Re: [PATCH] MMIO should have more priority then IO

From: Nadav Amit
Date: Fri Jul 08 2022 - 15:49:36 EST


On Jul 8, 2022, at 11:43 AM, Matthew Wilcox <willy@xxxxxxxxxxxxx> wrote:

> ⚠ External Email
>
> On Fri, Jul 08, 2022 at 06:35:48PM +0000, Nadav Amit wrote:
>> On Jul 8, 2022, at 10:55 AM, Matthew Wilcox <willy@xxxxxxxxxxxxx> wrote:
>>
>>> ⚠ External Email
>>>
>>> On Fri, Jul 08, 2022 at 04:45:00PM +0000, Nadav Amit wrote:
>>>> On Jul 8, 2022, at 5:56 AM, Matthew Wilcox <willy@xxxxxxxxxxxxx> wrote:
>>>>
>>>>> And looking at the results above, it's not so much the PIO vs MMIO
>>>>> that makes a difference, it's the virtualisation. A mmio access goes
>>>>> from 269ns to 85us. Rather than messing around with preferring MMIO
>>>>> over PIO for config space, having an "enlightenment" to do config
>>>>> space accesses would be a more profitable path.
>>>>
>>>> I am unfamiliar with the motivation for this patch, but I just wanted to
>>>> briefly regard the advice about enlightments.
>>>>
>>>> “enlightenment”, AFAIK, is Microsoft’s term for "para-virtualization", so
>>>> let’s regard the generic term. I think that you consider the bare-metal
>>>> results as the possible results from a paravirtual machine, which is mostly
>>>> wrong. Para-virtualization usually still requires a VM-exit and for the most
>>>> part the hypervisor/host runs similar code for MMIO/hypercall (conceptually;
>>>> the code of paravirtual and fully-virtual devices is often different, but
>>>> IIUC, this is not what Ajay measured).
>>>>
>>>> Para-virtualization could have *perhaps* helped to reduce the number of
>>>> PIO/MMIO and improve performance this way. If, for instance, all the
>>>> PIO/MMIO are done during initialization, a paravirtual interface can be use
>>>> to batch them together, and that would help. But it is more complicated to
>>>> get a performance benefit from paravirtualization if the PIO/MMIO accesses
>>>> are “spread”, for instance, done after each interrupt.
>>>
>>> What kind of lousy programming interface requires you to do a config
>>> space access after every interrupt? This is looney-tunes.
>>
>> Wild example, hence the “for instance”.
>
> Stupid example that doesn't help.
>
>>> You've used a lot of words to not answer the question that was so
>>> important that I asked it twice. What's the use case, what's the
>>> workload that would benefit from this patch?
>>
>> Well, you used a lot of words to say “it causes problems” without saying
>> which. It appeared you have misconceptions about paravirtualization that
>> I wanted to correct.
>
> Well now, that's some bullshit. I did my fucking research. I went
> back 14+ years in history to figure out what was going on back then.
> I cited commit IDs. You're just tossing off some opinions.
>
> I have no misconceptions about whatever you want to call the mechanism
> for communicating with the hypervisor at a higher level than "prod this
> byte". For example, one of the more intensive things we use config
> space for is sizing BARs. If we had a hypercall to siz a BAR, that
> would eliminate:
>
> - Read current value from BAR
> - Write all-ones to BAR
> - Read new value from BAR
> - Write original value back to BAR
>
> Bingo, one hypercall instead of 4 MMIO or 8 PIO accesses.
>
> Just because I don't use your terminology, you think I have
> "misconceptions"? Fuck you, you condescending piece of shit.

Matthew,

I did not mean to sound condescending and I apologize if I did. You have my
*full* respect for your coding/design skills.
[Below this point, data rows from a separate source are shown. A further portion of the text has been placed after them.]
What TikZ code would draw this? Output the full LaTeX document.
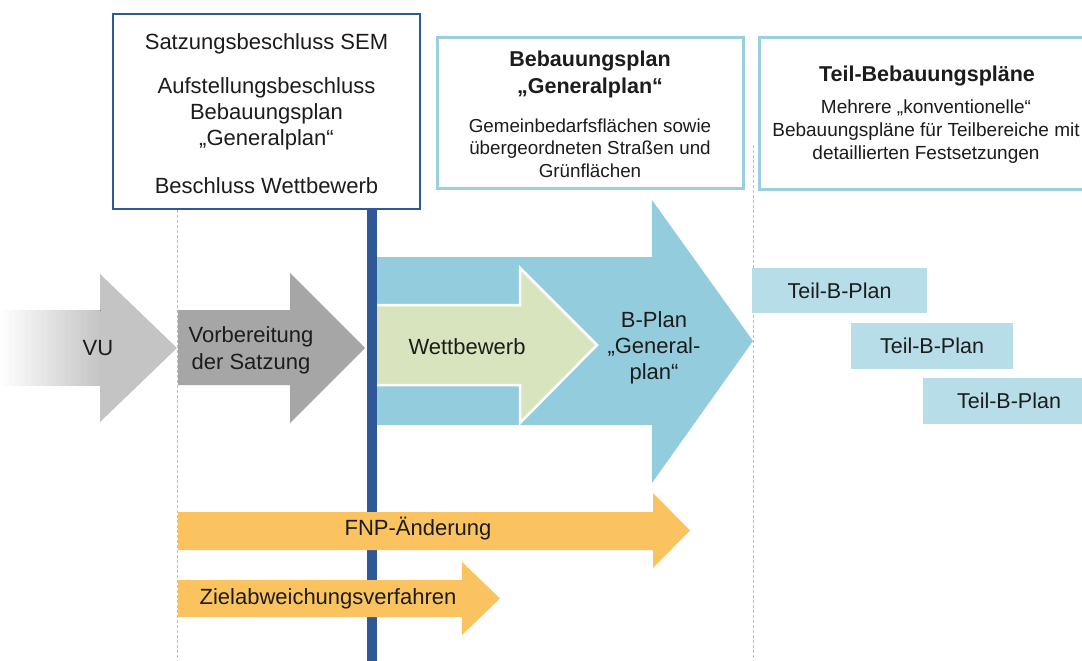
\documentclass[tikz,border=0pt]{standalone}
\usepackage{fontspec}
\setmainfont{Liberation Sans}
\usepackage{tikz}
\usetikzlibrary{positioning, calc}

\definecolor{sembblue}{RGB}{46,89,150}
\definecolor{framecyan}{RGB}{155,207,220}
\definecolor{planblue}{RGB}{147,205,221}
\definecolor{teilblue}{RGB}{183,221,232}
\definecolor{wettgreen}{RGB}{215,228,189}
\definecolor{prepgray}{RGB}{166,166,166}
\definecolor{vugray}{RGB}{196,196,196}
\definecolor{fnporange}{RGB}{250,195,95}
\definecolor{guidegray}{RGB}{190,190,190}
\definecolor{textdark}{RGB}{28,28,28}

\tikzset{
    every node/.style={text=textdark, inner sep=0pt},
    sembbox/.style={draw=sembblue, line width=2pt, fill=white},
    infobox/.style={draw=framecyan, line width=3pt, fill=white},
    guide/.style={guidegray, line width=0.8pt, dash pattern=on 3pt off 2pt},
    semtext/.style={align=center, font=\fontsize{22}{26}\selectfont},
    boxtitle/.style={align=center, font=\fontsize{21.5}{27}\selectfont\bfseries},
    boxsub/.style={align=center, font=\fontsize{18.8}{22.5}\selectfont},
    arrowlabel/.style={align=center, font=\fontsize{22}{27}\selectfont},
    teilbox/.style={fill=teilblue, font=\fontsize{21.5}{25}\selectfont}
}

\begin{document}
\begin{tikzpicture}[x=1pt, y=-1pt]
    \clip (0,0) rectangle (1082,661);
    \fill[white] (0,0) rectangle (1082,661);

    % Phase separators
    \coordinate (sepa) at (177,210);
    \coordinate (sepb) at (753,145);
    \draw[guide] (sepa) -- (sepa |- 0,661);
    \draw[guide] (sepb) -- (sepb |- 0,661);

    % Top boxes
    \node[sembbox, minimum width=307pt, minimum height=195pt] (semb) at (266.5,111.5) {};
    \node[infobox, minimum width=306pt, minimum height=150pt] (bpbox) at (590,113) {};
    \node[infobox, minimum width=340pt, minimum height=151pt] (teilbox) at (929,113.5) {};

    \node[semtext] (satzung) at (266.5,44) {Satzungsbeschluss SEM};
    \node[semtext] (aufstellung) at (266.5,114) {Aufstellungsbeschluss\\Bebauungsplan\\„Generalplan“};
    \node[semtext] (beschluss) at (266.5,186) {Beschluss Wettbewerb};

    \node[boxtitle] (bptitle) at (590,74.5) {Bebauungsplan\\„Generalplan“};
    \node[boxsub] (bpsub) at (590,148)
        {Gemeinbedarfsflächen sowie\\übergeordneten Straßen und\\Grünflächen};

    \node[boxtitle] (teiltitle) at (927,76) {Teil-Bebauungspläne};
    \node[boxsub, font=\fontsize{19}{23}\selectfont] (teilsub) at (926,131.5)
        {Mehrere „konventionelle“\\Bebauungspläne für Teilbereiche mit\\detaillierten Festsetzungen};

    % VU (fading in from the left)
    \fill[vugray] (0,310) -- (100,310) -- (100,274) -- (177,348) -- (100,422) -- (100,385) -- (0,385) -- cycle;
    \fill[left color=white, right color=vugray] (0,310) rectangle (100.5,385);
    \node[arrowlabel] (vu) at (98,348) {VU};

    % Vorbereitung
    \fill[prepgray] (178,310) -- (290,310) -- (290,273) -- (365,348) -- (290,423) -- (290,385) -- (178,385) -- cycle;
    \node[arrowlabel] (vorb) at (251,350) {Vorbereitung\\der Satzung};

    % B-Plan Generalplan with Wettbewerb inside
    \fill[planblue] (372,257) -- (652,257) -- (652,200) -- (753,341) -- (652,483) -- (652,425) -- (372,425) -- cycle;
    \filldraw[fill=wettgreen, draw=white, line width=2.5pt, line join=miter]
        (372,305) -- (520,305) -- (520,268) -- (597,345) -- (520,423) -- (520,385) -- (372,385) -- cycle;
    \node[arrowlabel] (wett) at (467,347) {Wettbewerb};
    \node[arrowlabel, font=\fontsize{22}{26}\selectfont] (bplan) at (654,348) {B-Plan\\„General-\\plan“};

    % Decision line
    \coordinate (lineend) at (372,661);
    \draw[sembblue, line width=10pt] (semb.south -| lineend) -- (lineend);

    % Teil-B-Plaene
    \node[teilbox, minimum width=175pt, minimum height=45pt] (teila) at (839.5,290.5) {Teil-B-Plan};
    \node[teilbox, minimum width=162pt, minimum height=46pt] (teilb) at (932,346) {Teil-B-Plan};
    \node[teilbox, minimum width=172pt, minimum height=46pt] (teilc) at (1009,401) {Teil-B-Plan};

    % FNP and Zielabweichung
    \fill[fnporange] (178,512) -- (653,512) -- (653,493) -- (690,530.5) -- (653,568) -- (653,550) -- (178,550) -- cycle;
    \node[arrowlabel] (fnp) at (418,529) {FNP-Änderung};
    \fill[fnporange] (178,580) -- (462,580) -- (462,562) -- (500,598.5) -- (462,635) -- (462,617) -- (178,617) -- cycle;
    \node[arrowlabel] (ziel) at (328,599) {Zielabweichungsverfahren};
\end{tikzpicture}
\end{document}
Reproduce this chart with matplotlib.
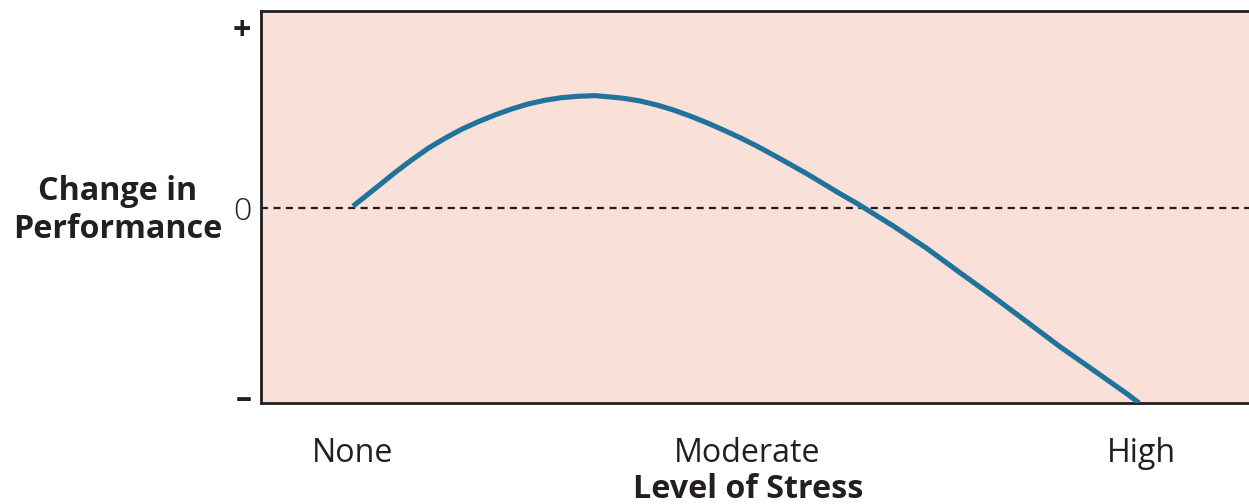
import matplotlib
matplotlib.use("Agg")
import matplotlib.pyplot as plt

plt.rcParams['font.family'] = ['Open Sans', 'DejaVu Sans']

# Stress level (0 = None, 1 = Moderate, 2 = High) vs. change in performance
stress = [0.0, 0.0305, 0.0642, 0.1066, 0.1490, 0.1911, 0.2335, 0.2759, 0.3180,
          0.3604, 0.4028, 0.4449, 0.4873, 0.5297, 0.5718, 0.6142, 0.6439, 0.6860,
          0.7284, 0.7708, 0.8129, 0.8553, 0.8977, 0.9398, 0.9822, 1.0246, 1.0668,
          1.1091, 1.1515, 1.1937, 1.2360, 1.2784, 1.3713, 1.4561, 1.5406,
          1.6251, 1.7099, 1.7944, 1.8789, 1.9637, 1.995]
performance = [0.01, 0.063, 0.122, 0.197, 0.267, 0.3317, 0.3872, 0.4372, 0.4794,
               0.5167, 0.5500, 0.5778, 0.5983, 0.6128, 0.6206, 0.6239, 0.6183, 0.6094,
               0.5944, 0.5722, 0.5444, 0.5111, 0.4739, 0.4333, 0.3906, 0.3444, 0.2944,
               0.2428, 0.1906, 0.1350, 0.0794, 0.0261, -0.1000, -0.2239, -0.3594,
               -0.4928, -0.6317, -0.7706, -0.9000, -1.0310, -1.083]

x_ticks = [0, 1, 2]
x_labels = ["None", "Moderate", "High"]
y_ticks = [-1.04, 0, 1]
y_labels = ["\u2013", "0", "+"]

W, H = 1249, 504
fig = plt.figure(figsize=(W / 100, H / 100), dpi=100)
ax = fig.add_axes([261 / W, 1 - 403 / H, (W - 261) / W + 0.01, (403 - 11) / H])

ink = "#231f20"
ax.set_facecolor("#f9e0d8")
ax.set_xlim(-0.2335, 2.274 + 0.01 * W / 394)
ax.set_ylim(-1.083, 1.094)

ax.axhline(0, color=ink, lw=1.6, linestyle=(0, (3.2, 2.4)), zorder=2)
ax.plot(stress, performance, color="#21739c", lw=3.7, solid_capstyle="butt",
        solid_joinstyle="round", zorder=3)

for side in ["left", "bottom", "top"]:
    ax.spines[side].set_color(ink)
    ax.spines[side].set_linewidth(2.0)
ax.spines["right"].set_visible(False)

fs = 23.2
ax.set_xticks(x_ticks)
ax.set_xticklabels(x_labels, fontsize=fs, color=ink)
ax.set_yticks(y_ticks)
ax.set_yticklabels(y_labels, fontsize=fs, color=ink)
for lab in ax.get_yticklabels():
    if lab.get_text() != "0":
        lab.set_fontweight("bold")
    else:
        lab.set_fontweight("light")
ax.tick_params(axis="x", length=0, pad=24.5)
ax.tick_params(axis="y", length=0, pad=7)

fig.text(118 / W, 1 - 191 / H, "Change in", ha="center", va="center",
         fontsize=fs, fontweight="bold", color=ink)
fig.text(118 / W, 1 - 230 / H, "Performance", ha="center", va="center",
         fontsize=fs, fontweight="bold", color=ink)
fig.text(748 / W, 1 - 489 / H, "Level of Stress", ha="center", va="center",
         fontsize=fs, fontweight="bold", color=ink)

fig.savefig("out.png", dpi=100)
Out of my respect to you, I am giving you a pass on your conduct this time
and *this time only*. Do not use such language with me or my colleagues
again. The only reason I got involved in this discussion is that I feel that
my colleagues have concerns about kernel toxic environment.

Back to the issue at hand: I think that a new paravirtual interface is a
possible solution, with some serious drawbacks. Xen did something similar,
IIRC, to a certain extent.

More reasonable, I think, based on what you said before, is to check if we
run on a hypervisor, and update raw_pci_ops accordingly. There is an issue
of whether hypervisor detection might take place too late, but I think this
can be relatively easily resolved. The question is whether assigned devices
might still be broken. Based on the information that you provided - I do not
know.

If you can answer this question, that would be helpful. Let’s also wait for
Ajay to give some numbers about boot time with this change.